Vegetarian options are increasing in Vietnam and there are some great place to eat vegetarian in Hoi An. Still, even the bakeries love to smuggle meat into everything, even the sweet pastry. So beware.
Also, a lot of places will happily make you a vegetarian Cau Lao with tofu, but will likely use the chicken or beef broth.
I’m not trying to be snobbish here, but if I order a beautiful king prawn dish, I don’t usually expect to find a massive piece of pork or other meat sneakily sandwiched in between the seafood and potato base, nicely breaded and then deep fried. Unfortunately this was the case a few times.
4. Transport. Smoking and suicidal drivers
Travelling in Vietnam is very easy, there are lots of options, from touristy busses to trains, boats, bikes etc., but there is one type of transport I was always dreading to use – the sleeper bus. These are worst to travel with.
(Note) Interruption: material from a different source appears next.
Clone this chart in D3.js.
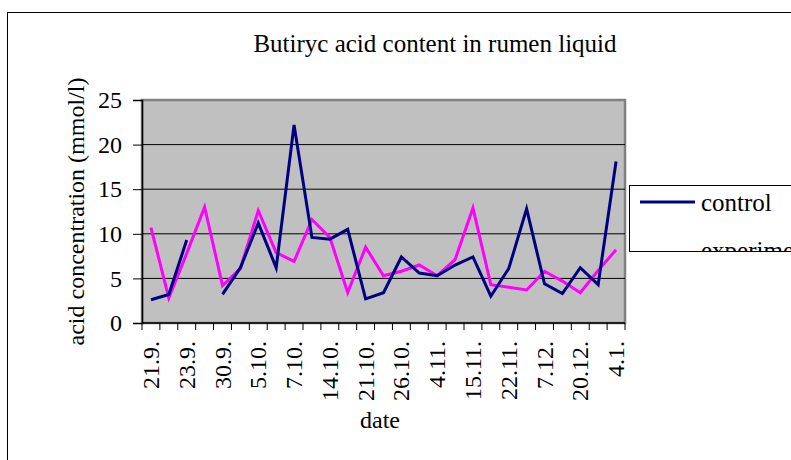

Avoid the local sleeper busses if possible, they are, in my opinion, absolutely dreadful. Not only will you lack any kind of space for your legs, but you will also have to deal with a frequently smoking driver or ticketing person.
The touristy sleeper busses are slightly better, but still, if you can, take a train or a touristy bus with reclining chairs for daytime travel.
Another means of transport we wouldn’t recommend trying is the suicidal local taxi vans. They are cheap as chips, but not worth the risk. If you fancy sharing one seat with 3 other people and have piles of boxes moving above your head, go for it.
The drivers are friendly, but they drive like there’s no tomorrow, constantly honking and overtaking at blind spots.
5. ATM restrictions
One of the major announces in Vietnam was withdrawing cash. Taking cash out in Vietnam can be pricey. Most of the ATM’s allow you to withdraw 2,000,000 VND (around $90 USD) max plus add a healthy withdrawal fee.
Before travelling, make sure you apply for a good travel credit card which gives you the best rate. Otherwise you will be loosing lots of money.
If you find yourself needing some cash, head to an MB Bank ATM which miraculously allows you to withdraw up to 5,000,000 in one go.